Voilà l’État « prêt à porter », dans sa réalité plate et vulgaire, la seule dont nous ayons à nous préoccuper dans la mesure où, par les enchaînements décrits plus haut (première partie), cette machinerie détruit toute possibilité de communautés autonomes, menace dès maintenant nos vies individuelles et finalement toute vie demain sur toute la Terre. Il s’agit, au fait et au prendre, de l’expression à tous les degrés, dans toutes ses articulations, motivations, finalités, et justifications de la volonté de puissance et d’elle seule, individuelle ou collective, consciente ou non ; de ses servitudes réelles ou alléguées, en cas de guerre ou de risques de guerre, c’est-à-dire tout le temps ; de son amoralité proclamée sous le nom de raison d’État ; et du culte à lui rendre, obligatoire.

Je réitère : ces formes et pratiques simplistes, les plus faciles à reproduire au poncif, sont les seules efficaces et dangereuses aujourd’hui et je ne parle ici que de leur réalité, négligeant délibérément toute la grande tradition sociologique et juridique de l’Université du siècle dernier, fondée sur la croyance mystique que l’État est « quelque chose d’autre » que l’assemblage empirique de bureaux et de fonctionnaires, de ministères et de polices, fonctionnant de la même manière quels que soient le régime et ses finalités, ou le peuple auquel on l’applique.

D’où l’importance, quand on la considère dans l’uniformité de ses cent-soixante-quinze réalisations actuelles, d’une machine, l’État, qui ne produit rien, ou plus précisément, dont le rendement tend vers zéro.

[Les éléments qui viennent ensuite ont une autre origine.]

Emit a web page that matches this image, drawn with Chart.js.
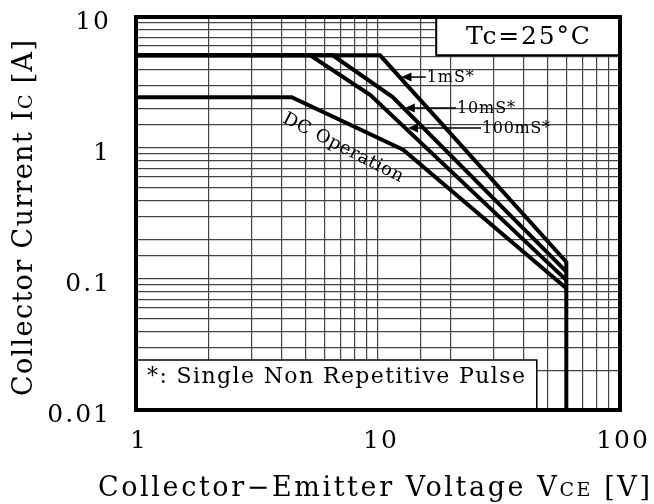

Les machines du sculpteur Jean Tinguely m’en donnent la meilleure figuration plastique et dynamique. Mais tandis que Tinguely utilise un faible courant électrique pour maintenir en mouvement ses broyeuses de néant, pistons menaçants dans le vide et transmission de non-messages, la machinerie de l’État utilise l’énergie produite par des milliers d’ambitions juvéniles ou séniles, et conservée par l’inertie des routines administratives en l’absence de résistances civiques.

Et cela durera tant que l’homme occidental restera médusé, c’est-à-dire aveuglé par le besoin de sécurité. Cette hantise dominante explique seule qu’il puisse accepter de subir la volonté de puissance d’autrui, ici de l’État, cet Autre sans visage. Sommé de choisir entre la création immédiate d’emplois temporaires et le refus d’une source de nuisances durables, il vote pour l’emploi. Et s’il lui faut choisir entre les centrales nucléaires ruineuses à tous égards et le risque de manquer de 5 à 10 % d’énergie électrique pendant la prochaine décennie, il vote pour les centrales, comme en Californie et dans plusieurs autres États des USA.

Mais c’est qu’on lui a caché, et délibérément, les conditions concrètes, le prix humain et l’enjeu politique de ces opérations. Sait-il, ou refuse-t-il de savoir que son vote signifiait au concret : dix ans de confort pour nous et vingt-quatre-mille ans de menaces mortelles pour nos descendants ?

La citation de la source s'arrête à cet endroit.